Berichtet werden soll hier vielmehr über einen Besuch des Gefängnisses in Fuchu. Der Besuch von "Fuchu" gehörte zu dem offiziellen Teil der Reise, wir traten also als Delegation auf.

"Fuchu" ist eine Großveranstaltung. Es zählt ca. 2.300 Insassen, ein Schmelztiegel der Nationen. Höflichkeitsadressen, einige einführende Worte und Informationen, Gastgeschenke, sodann der Rundgang. Ein Erlebnis - optisch und atmosphärisch -, das sich mir unauslöschlich eingeprägt, ja eingebrannt hat. Zuvörderst Zucht und Ordnung. Reih’ und Glied als Anstaltsmaxime. Insbesondere: Jeder Blickkontakt ist strikt verboten, diese Schande soll und muß dem Besucher erspart bleiben. Kommt es zu Begegnungen auf dem Gelände, zu Begegnungen zwischen Besuchern und Insassen, schneidende Befehle und sofortige Kehrtwendung der Häftlinge mit Blick zur Wand. In den Arbeitsgebäuden wurde von dem Diensthabenden zackig und im Stakkato-Laufschritt rapportiert, die Disziplin dieselbe. Vermeintlich konzentrierte Gefangene, im dichten, engen Dialog mit ihrer Arbeit. Kein Seitenblick. Nur bisweilen ein Blick aus dem Augenwinkel, angstvoll, verletzt, ein Funke Hoffnung oder auch Sehnsucht?. Nicht vergessen kann ich das Bild einer Gruppe Unkraut zupfender Häftlinge. Zu sehen waren nur gekrümmte, graue Rücken - gleich einer Schildkrötenkolonie. Ein eigenartig starrer, wie von fremder Hand gelenkter Arbeitsvorgang. Schon während des Rundgangs fragende Gespräche, dunkle Ahnungen: Wird hier geschlagen, geprügelt, gefoltert? Wie wird diese Disziplin "hergestellt" ? Eine - offensichtlich unvorsichtige - Bemerkung eines Begleiters schien die Ahnungen zu bestätigen. Dann aber die Abschlußbesprechung: bohrende Fragen der Delegationsmitglieder, ausweichende, relativierende, euphemistische Antworten der Gefängnisleitung. Das Gespräch wurde abrupt beendet - der Bus wartete bereits. Mag dies nun an der strikten Einhaltung des vorgegebenen Zeitbudgets gelegen haben - auch insoweit herrscht Disziplin - oder an dem unbequemen "Warum", das in Japan ebenfalls nicht zu dem täglichen Miteinander gehört, wie unser sehr kluger Reiseleiter zu berichten wußte. In Japan sind die Dinge eben so, wie sie sind. Da gibt es kein langes Erforschen der Gründe.

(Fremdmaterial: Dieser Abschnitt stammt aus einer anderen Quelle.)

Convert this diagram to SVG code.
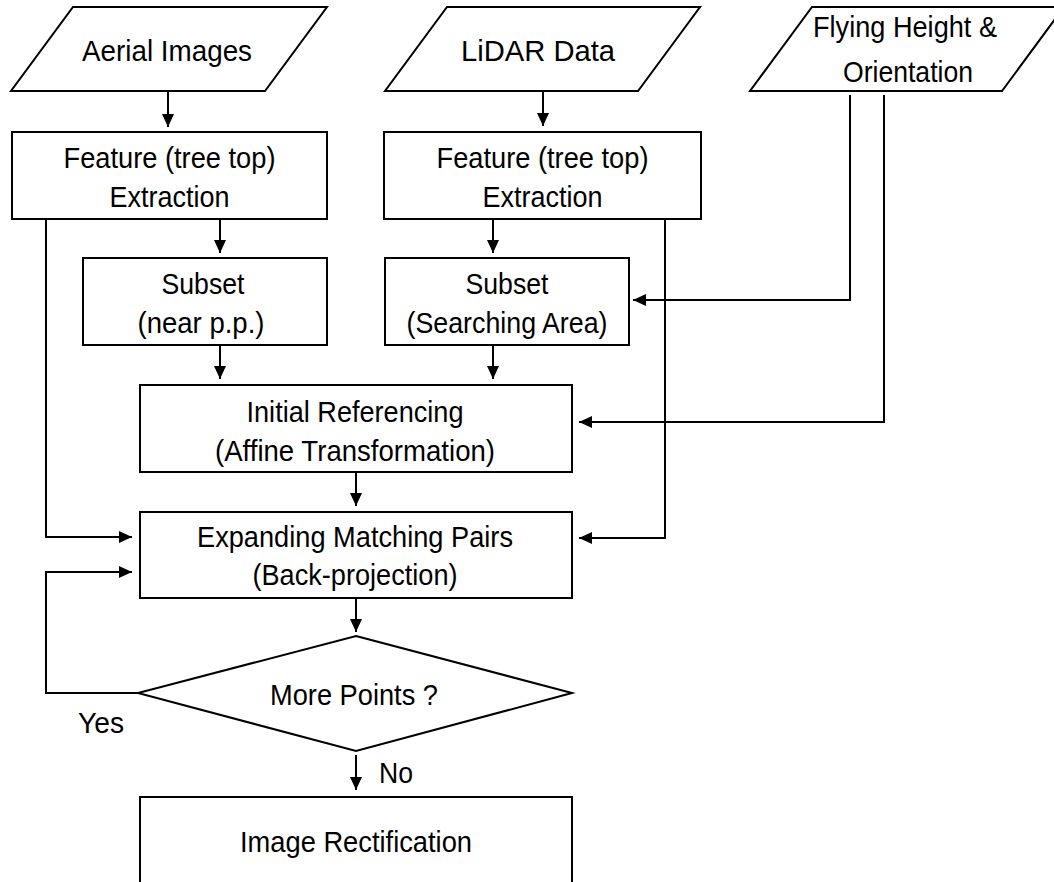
<svg xmlns="http://www.w3.org/2000/svg" width="1054" height="882" viewBox="0 0 1054 882">
<style>
.s{fill:#fff;stroke:#000;stroke-width:2}
.t{font-family:"Liberation Sans",Arial,sans-serif;font-size:30px;fill:#000;text-anchor:middle}
.c{fill:none;stroke:#000;stroke-width:2}
</style>
<defs>
<marker id="ah" markerUnits="userSpaceOnUse" markerWidth="14" markerHeight="12" refX="13" refY="6" orient="auto">
<path d="M0,0 L13,6 L0,12 z" fill="#000"/>
</marker>
</defs>
<rect width="1054" height="882" fill="#fff"/>
<g id="aerial">
<polygon class="s" points="73,7 327,7 265,91 11,91"/>
<text class="t" x="167" y="61" textLength="170" lengthAdjust="spacingAndGlyphs">Aerial Images</text>
</g>
<g id="lidar">
<polygon class="s" points="447,7 700,7 638,91 385,91"/>
<text class="t" x="538" y="61" textLength="154" lengthAdjust="spacingAndGlyphs">LiDAR Data</text>
</g>
<g id="flying">
<polygon class="s" points="812,7 1064,7 1002,91 750,91"/>
<text class="t" x="905" y="37" textLength="184" lengthAdjust="spacingAndGlyphs">Flying Height &amp;</text>
<text class="t" x="908" y="82" textLength="130" lengthAdjust="spacingAndGlyphs">Orientation</text>
</g>
<g id="feat-a">
<rect class="s" x="12" y="132" width="315" height="87"/>
<text class="t" x="169.5" y="168" textLength="212" lengthAdjust="spacingAndGlyphs">Feature (tree top)</text>
<text class="t" x="169.5" y="207" textLength="120" lengthAdjust="spacingAndGlyphs">Extraction</text>
</g>
<g id="feat-l">
<rect class="s" x="384" y="132" width="317" height="87"/>
<text class="t" x="542.5" y="168" textLength="212" lengthAdjust="spacingAndGlyphs">Feature (tree top)</text>
<text class="t" x="542.5" y="207" textLength="120" lengthAdjust="spacingAndGlyphs">Extraction</text>
</g>
<g id="subset-a">
<rect class="s" x="83" y="258" width="244" height="87"/>
<text class="t" x="203" y="294" textLength="83" lengthAdjust="spacingAndGlyphs">Subset</text>
<text class="t" x="201" y="333" textLength="127" lengthAdjust="spacingAndGlyphs">(near p.p.)</text>
</g>
<g id="subset-l">
<rect class="s" x="385" y="258" width="244" height="87"/>
<text class="t" x="507" y="294" textLength="83" lengthAdjust="spacingAndGlyphs">Subset</text>
<text class="t" x="507" y="333" textLength="201" lengthAdjust="spacingAndGlyphs">(Searching Area)</text>
</g>
<g id="initial">
<rect class="s" x="140" y="385" width="432" height="87"/>
<text class="t" x="355" y="422" textLength="217" lengthAdjust="spacingAndGlyphs">Initial Referencing</text>
<text class="t" x="355" y="461" textLength="280" lengthAdjust="spacingAndGlyphs">(Affine Transformation)</text>
</g>
<g id="expanding">
<rect class="s" x="140" y="512" width="432" height="86"/>
<text class="t" x="355" y="547" textLength="316" lengthAdjust="spacingAndGlyphs">Expanding Matching Pairs</text>
<text class="t" x="355" y="585" textLength="205" lengthAdjust="spacingAndGlyphs">(Back-projection)</text>
</g>
<g id="decision">
<polygon class="s" points="356,636 572,693 356,751 138,693"/>
<text class="t" x="354" y="705" textLength="168" lengthAdjust="spacingAndGlyphs">More Points ?</text>
</g>
<g id="rectification">
<rect class="s" x="140" y="797" width="432" height="100"/>
<text class="t" x="356" y="852" textLength="232" lengthAdjust="spacingAndGlyphs">Image Rectification</text>
</g>
<g id="connectors">
<line class="c" x1="168" y1="91" x2="168" y2="127" marker-end="url(#ah)"/>
<line class="c" x1="543" y1="91" x2="543" y2="126" marker-end="url(#ah)"/>
<line class="c" x1="220" y1="219" x2="220" y2="253" marker-end="url(#ah)"/>
<line class="c" x1="493" y1="219" x2="493" y2="253" marker-end="url(#ah)"/>
<line class="c" x1="220" y1="345" x2="220" y2="379" marker-end="url(#ah)"/>
<line class="c" x1="493" y1="345" x2="493" y2="379" marker-end="url(#ah)"/>
<line class="c" x1="356" y1="472" x2="356" y2="506" marker-end="url(#ah)"/>
<line class="c" x1="356" y1="598" x2="356" y2="632" marker-end="url(#ah)"/>
<line class="c" x1="356" y1="755" x2="356" y2="790" marker-end="url(#ah)"/>
<polyline class="c" points="46,219 46,537 132,537" marker-end="url(#ah)"/>
<polyline class="c" points="138,693 46,693 46,572 132,572" marker-end="url(#ah)"/>
<polyline class="c" points="665,219 665,538 579,538" marker-end="url(#ah)"/>
<polyline class="c" points="850,95 850,300 633,300" marker-end="url(#ah)"/>
<polyline class="c" points="884,95 884,422 579,422" marker-end="url(#ah)"/>
</g>
<g id="labels">
<text class="t" x="101" y="733" textLength="46" lengthAdjust="spacingAndGlyphs">Yes</text>
<text class="t" x="396" y="783" textLength="34" lengthAdjust="spacingAndGlyphs">No</text>
</g>
</svg>
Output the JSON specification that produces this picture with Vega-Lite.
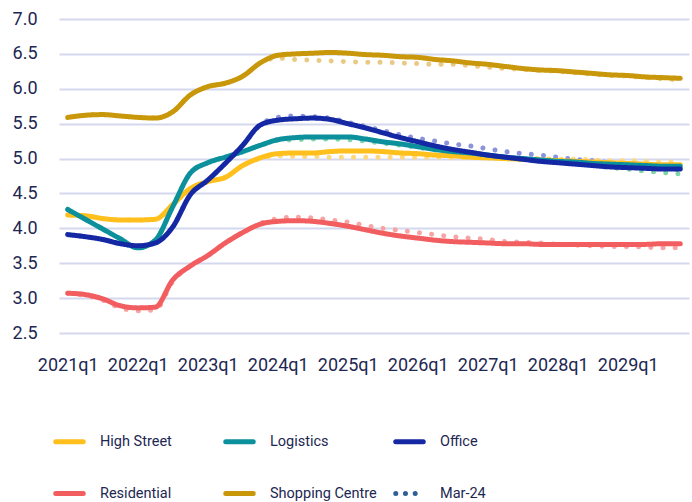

Zurück in Deutschland. In der Zeitschrift "Der Spiegel" (Ausgabe 47/1998) erzählt ein deutscher Häftling seine Leidensgeschichte in Fuchu. Das, was dort an Grausamkeiten und Menschenverachtung zutage gefördert wird, übersteigt meine Vorstellungen und Befürchtungen. Fuchu - eine wahre Folterwerkstatt!. Ratlosigkeit bei mir, aber auch wachsender Unmut, Ärger - nicht zuletzt über mich selbst. Warum? Ich muß mich sortieren: Für Selbstgerechtigkeit besteht kein Anlaß. Ich denke an unsere Gefängnisse, "Knäste" und an ihre zum Teil kriminellen, ja mafiosen Strukturen, an die hohe Rauschgiftproblematik, an Straftaten bis hin zu Kapitalverbrechen. Dennoch: Ich fühle mich vorgeführt, mißbraucht, wohl auch instrumentalisiert. Der blauäugige "Touri", dem ein Schauspiel vorgeführt wird. Die hochrangige Justizdelegation, höflich empfangen unter Austausch von Freundlichkeiten. Man hatte "ein gutes Gespräch" - so heißt es später dann doch. Erweckt wird der Anschein der Billigung, der Akzeptanz, jedenfalls der widerspruchslosen Hinnahme.

Ich bin zu Höflichkeit gegenüber Gastgebern erzogen, aber auch zur offenen Meinungsäußerung. Daher sage ich hier und andernorts (auch zu gegebener Zeit in Japan): Ich habe es gemerkt, das Schauspiel durchschaut und verurteile die Zustände und Vorgänge in Fuchu, wie dies im übrigen an allen Orten zu tun wäre, wo Menschenrechte und Menschenwürde mit Füßen getreten werden.